Oh no, I got older, heavier. I realized the red lipstick was never
going to give me what it had promised, back when I was a girl in
frilly socks, with a true passion for all the shades of pink in the
crayon box.

From “They Were All Love Stories”

It isn’t easy navigating all the expectations. Jiménez offers us signposts that strike humorous poses: immediately recognizable and utterly tactile.

Sometimes the worst kind of shock
Is the kind that bumps up against your cervix.

From “What Are You Running From? or: Who Has to Be The Female?”

In Country

In Venezuela, so I hear, it’s a matter of minutes before politics enters the conversation. There is the incestuous relationship between Venezuela and its sisterly island nation, Cuba. And looming over them both is the big bad US of A.

Everyone knows the United States has cunningly planned everything
that has happened in our country
down to this interview, between you and myself,
and also everything that is to come.

From “Interview with an Expatriate”

How does one choose sides? If the US is seen as an enemy in Venezuela, the US is happy to return the favor. Yet Venezuela is one of many homes depicted in Mongrel Tongue.

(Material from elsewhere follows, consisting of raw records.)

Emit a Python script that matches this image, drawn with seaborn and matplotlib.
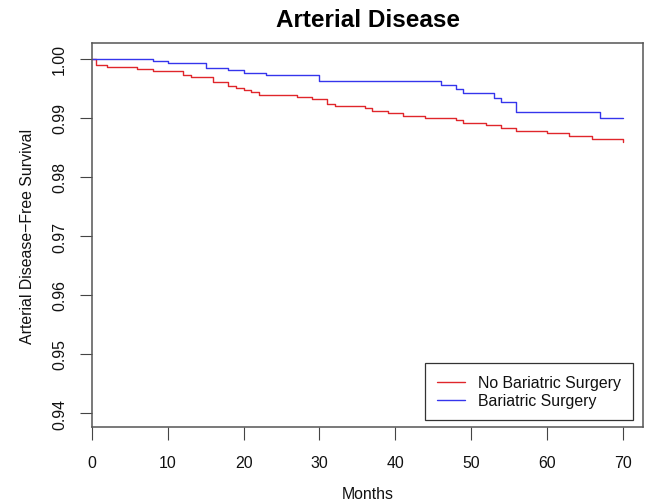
import matplotlib
matplotlib.use("Agg")
import matplotlib.pyplot as plt
import seaborn as sns
import pandas as pd

# ---- data ----
groups = ["No Bariatric Surgery", "Bariatric Surgery"]
group_colors = ["#e0262b", "#3535ec"]

no_surgery_months = [0, 0.5, 2, 6, 8, 12, 13, 16, 18, 19, 20, 21, 22, 27, 29, 31, 32,
                     36, 37, 39, 41, 44, 48, 49, 52, 54, 56, 60, 63, 66, 70]
no_surgery_surv = [1.0, 0.9990, 0.99865, 0.9983, 0.9980, 0.9973, 0.99696, 0.99617,
                   0.9954, 0.99506, 0.99472, 0.99432, 0.99393, 0.99354, 0.9932,
                   0.99241, 0.99202, 0.99169, 0.99123, 0.99084, 0.99039, 0.99005,
                   0.9896, 0.98921, 0.98876, 0.98831, 0.98786, 0.9874, 0.98696,
                   0.98651, 0.98595]

surgery_months = [0, 8, 10, 15, 18, 20, 23, 30, 46, 48, 49, 53, 54, 56, 67, 70]
surgery_surv = [1.0, 0.9997, 0.9993, 0.9985, 0.9981, 0.9977, 0.99725, 0.9962,
                0.9955, 0.9949, 0.9942, 0.9934, 0.9927, 0.9910, 0.9900, 0.9900]

x_ticks = [0, 10, 20, 30, 40, 50, 60, 70]
y_ticks = [0.94, 0.95, 0.96, 0.97, 0.98, 0.99, 1.00]
y_tick_labels = ["0.94", "0.95", "0.96", "0.97", "0.98", "0.99", "1.00"]

df = pd.concat([
    pd.DataFrame({"Months": no_surgery_months, "Survival": no_surgery_surv, "Group": groups[0]}),
    pd.DataFrame({"Months": surgery_months, "Survival": surgery_surv, "Group": groups[1]}),
], ignore_index=True)

sns.set_style("white")
plt.rcParams["font.family"] = ["Liberation Sans", "DejaVu Sans"]

FS = 11.4

fig = plt.figure(figsize=(6.46, 5.02), dpi=100)
ax = fig.add_axes([92 / 646, 1 - 428 / 502, (643 - 92) / 646, (428 - 44) / 502])

sns.lineplot(data=df, x="Months", y="Survival", hue="Group", hue_order=groups,
             palette=group_colors, estimator=None, drawstyle="steps-post",
             linewidth=1.0, ax=ax, legend=True)

ax.set_xlim(0, 72.7)
ax.set_ylim(0.93764, 1.0027)
ax.set_xticks(x_ticks)
ax.set_yticks(y_ticks)
ax.set_yticklabels(y_tick_labels, rotation=90, va="center")
ax.tick_params(axis="both", direction="out", length=9, width=0.8, color="#444444",
               labelsize=FS, colors="#111111", left=True, bottom=True)
ax.tick_params(axis="x", pad=11)
ax.tick_params(axis="y", pad=9)
for s in ax.spines.values():
    s.set_color("#555555")
    s.set_linewidth(1.1)

ax.set_xlabel("Months", fontsize=FS, labelpad=12, color="#111111")
ax.set_ylabel("Arterial Disease\u2212Free Survival", fontsize=FS, labelpad=12, color="#111111")
ax.set_title("Arterial Disease", fontsize=17.5, fontweight="bold", pad=12, color="black")

leg = ax.legend(loc="lower right", bbox_to_anchor=(0.982, 0.018), borderaxespad=0,
                fontsize=FS, frameon=True, fancybox=False, framealpha=1,
                edgecolor="#333333", handlelength=1.75, handletextpad=0.85,
                borderpad=0.75, labelspacing=0.2, title=None)
leg.get_frame().set_linewidth(0.9)
for t in leg.get_texts():
    t.set_color("#111111")
for line in leg.get_lines():
    line.set_linewidth(1.0)

fig.savefig("out.png", dpi=100)
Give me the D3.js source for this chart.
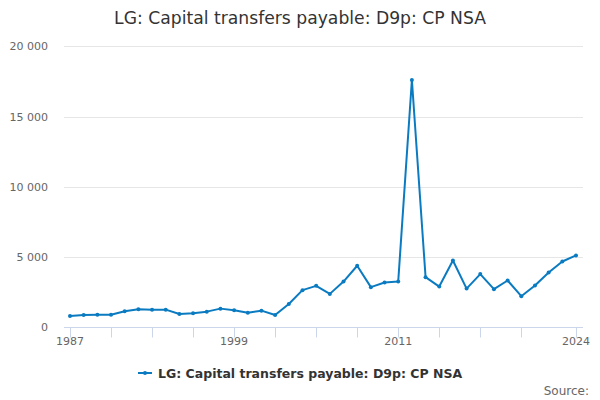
<!DOCTYPE html>
<html><head><meta charset="utf-8">
<script src="https://cdn.jsdelivr.net/npm/d3@7"></script>
<style>body{margin:0;background:#fff}svg{font-family:"DejaVu Sans",sans-serif}</style>
</head><body>
<svg id="c" width="600" height="400"></svg>
<script>
const years = d3.range(1987, 2025);
const values = [807, 879, 900, 890, 1140, 1286, 1257, 1257, 950, 1000, 1114, 1329, 1214,
  1043, 1186, 879, 1664, 2643, 2950, 2379, 3257, 4379, 2857, 3186, 3257, 17600,
  3571, 2900, 4757, 2757, 3786, 2714, 3329, 2214, 2971, 3900, 4686, 5114];
const yTicks = [0, 5000, 10000, 15000, 20000];
const xTicks = [1987, 1990, 1993, 1996, 1999, 2002, 2005, 2008, 2011, 2014, 2017, 2020, 2024];
const xLabels = [1987, 1999, 2011, 2024];
const title = "LG: Capital transfers payable: D9p: CP NSA";
const seriesName = "LG: Capital transfers payable: D9p: CP NSA";
const color = "#0b7bc1";

const svg = d3.select("#c");
const plotL = 64, plotR = 583;
const x = d3.scaleLinear().domain([1987, 2024]).range([70, 576]);
const y = d3.scaleLinear().domain([0, 20000]).range([327.3, 46.3]);
const fmt = v => d3.format(",")(v).replace(/,/g, " ");

svg.append("text").attr("x", 300).attr("y", 24).attr("text-anchor", "middle")
  .attr("font-size", 17.2).attr("fill", "#333").text(title);

// grid
svg.append("g").selectAll("line").data(yTicks.filter(d => d > 0)).join("line")
  .attr("x1", plotL).attr("x2", plotR).attr("y1", d => Math.round(y(d)) + 0.5).attr("y2", d => Math.round(y(d)) + 0.5)
  .attr("stroke", "#e6e6e6");
svg.append("g").selectAll("text").data(yTicks).join("text")
  .attr("x", 48).attr("y", d => y(d) + 4).attr("text-anchor", "end")
  .attr("font-size", 11).attr("fill", "#666").text(fmt);

// x axis
svg.append("line").attr("x1", plotL).attr("x2", plotR).attr("y1", 327.5).attr("y2", 327.5).attr("stroke", "#ccd6eb");
svg.append("g").selectAll("line").data(xTicks).join("line")
  .attr("x1", d => Math.round(x(d)) + 0.5).attr("x2", d => Math.round(x(d)) + 0.5)
  .attr("y1", 327.5).attr("y2", 337.5).attr("stroke", "#ccd6eb");
svg.append("g").selectAll("text").data(xLabels).join("text")
  .attr("x", d => x(d)).attr("y", 345).attr("text-anchor", "middle")
  .attr("font-size", 11).attr("fill", "#666").text(d => d);

// line
const data = years.map((yr, i) => ({yr, v: values[i]}));
svg.append("path").datum(data)
  .attr("d", d3.line().x(d => x(d.yr)).y(d => y(d.v)))
  .attr("fill", "none").attr("stroke", color).attr("stroke-width", 2).attr("stroke-linejoin", "round");
svg.append("g").selectAll("circle").data(data).join("circle")
  .attr("cx", d => x(d.yr)).attr("cy", d => y(d.v)).attr("r", 2).attr("fill", color);

// legend
const lg = svg.append("g");
lg.append("line").attr("x1", 138).attr("x2", 152).attr("y1", 373).attr("y2", 373).attr("stroke", color).attr("stroke-width", 2);
lg.append("circle").attr("cx", 145).attr("cy", 373).attr("r", 2).attr("fill", color);
lg.append("text").attr("x", 158).attr("y", 377.5).attr("font-size", 12.5).attr("font-weight", "bold")
  .attr("fill", "#333").text(seriesName);

svg.append("text").attr("x", 589).attr("y", 395).attr("text-anchor", "end")
  .attr("font-size", 12).attr("fill", "#666").text("Source:");
</script>
</body></html>
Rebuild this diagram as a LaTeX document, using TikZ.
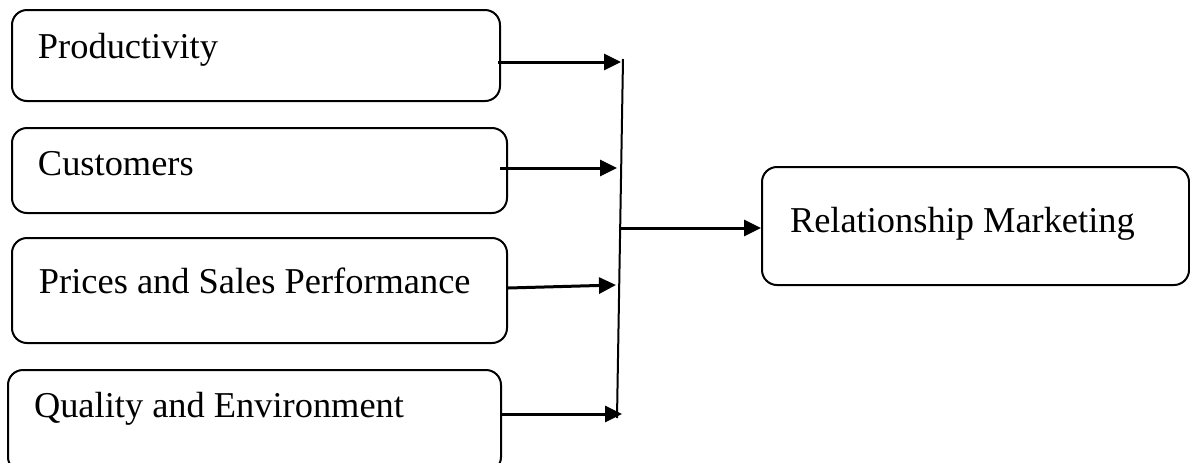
\documentclass[tikz,border=0pt]{standalone}
\usepackage{fontspec}
\setmainfont{Liberation Serif}
\usetikzlibrary{arrows.meta}

\newcommand{\boxfont}{\fontsize{18.2pt}{22pt}\selectfont}

\begin{document}
\begin{tikzpicture}[x=0.5pt, y=-0.5pt, line width=1pt,
    box/.style={draw, rounded corners=7.5pt, inner sep=0pt},
    boxtext/.style={anchor=base west, inner sep=0pt, font=\boxfont},
    link/.style={line width=1.5pt, -{Triangle[length=8.5pt, width=8pt]}}]
        \useasboundingbox (0,0) rectangle (1190,462);

        % Define coordinates
        \coordinate (bar_top) at (623, 59);
        \coordinate (bar_bottom) at (617, 418);
        \coordinate (tip_prod) at (621, 62);
        \coordinate (tip_cust) at (617, 168);
        \coordinate (tip_price) at (616, 285);
        \coordinate (tip_qual) at (622, 414);
        \coordinate (joint) at (620, 228);

        % Draw the factor boxes on the left
        \node[box, minimum width=244pt, minimum height=45.5pt] (prod) at (256, 55.5) {};
        \node[boxtext] at (37, 58) {Productivity};

        \node[box, minimum width=247.5pt, minimum height=42.5pt] (cust) at (259.5, 170.5) {};
        \node[boxtext] at (37, 175) {Customers};

        \node[box, minimum width=247.5pt, minimum height=52.5pt] (price) at (259.5, 290.5) {};
        \node[boxtext] at (38, 293) {Prices and Sales Performance};

        \node[box, minimum width=246.5pt, minimum height=51pt] (qual) at (254.5, 421) {};
        \node[boxtext] at (33, 417) {Quality and Environment};

        % Draw the result box on the right
        \node[box, minimum width=213.5pt, minimum height=59pt] (rel) at (975.5, 226) {};
        \node[boxtext] at (789, 232) {Relationship Marketing};

        % Draw arrows into the collecting bar
        \draw[link] (prod.east) ++(-3, 6.5) -- (tip_prod);
        \draw[link] (cust.east) ++(-8, -2.5) -- (tip_cust);
        \draw[link] (price.east) ++(0, -2.5) -- (tip_price);
        \draw[link] (qual.east) ++(0, -7) -- (tip_qual);
        \draw (bar_top) -- (bar_bottom);

        % Draw the arrow to the result
        \draw[link] (joint) -- (rel.west |- joint);
      \end{tikzpicture}
\end{document}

My father told me once that he wants his ashes to be scattered
in the plains, where his indigenous ancestors came from in
Venezuela. I was surprised that he had thought that far ahead, that
he had desires for his remains. “You know I grew up on the coast,
but that’s never been my home. I’m an indian.” (Soy indio.)

From “Nostalgia”

In a delightful essay on her earliest memories of Venezuela, Jiménez writes of her grandmother, chickens and the lure of McDonald’s in Mérida, where she was born. But Venezuela has been in free fall for the past 1o years. Jiménez had to add this note to her essay.

[Venezuela] is not a place I can genuinely say I am “from” anymore, in the way someone who has lived through this change says it; the place I am “from” no longer exists.

Megin Jimenez, “On Consumption” in The Inquisitive Eater, New School Food, 24 Feb 2014

The mongrel has no home. The mongrel makes each place her own. From Mérida to The Hague, the Venerable Bede and Hugo Chavez, nostalgia and PMS, Mongrel Tongue will take you places.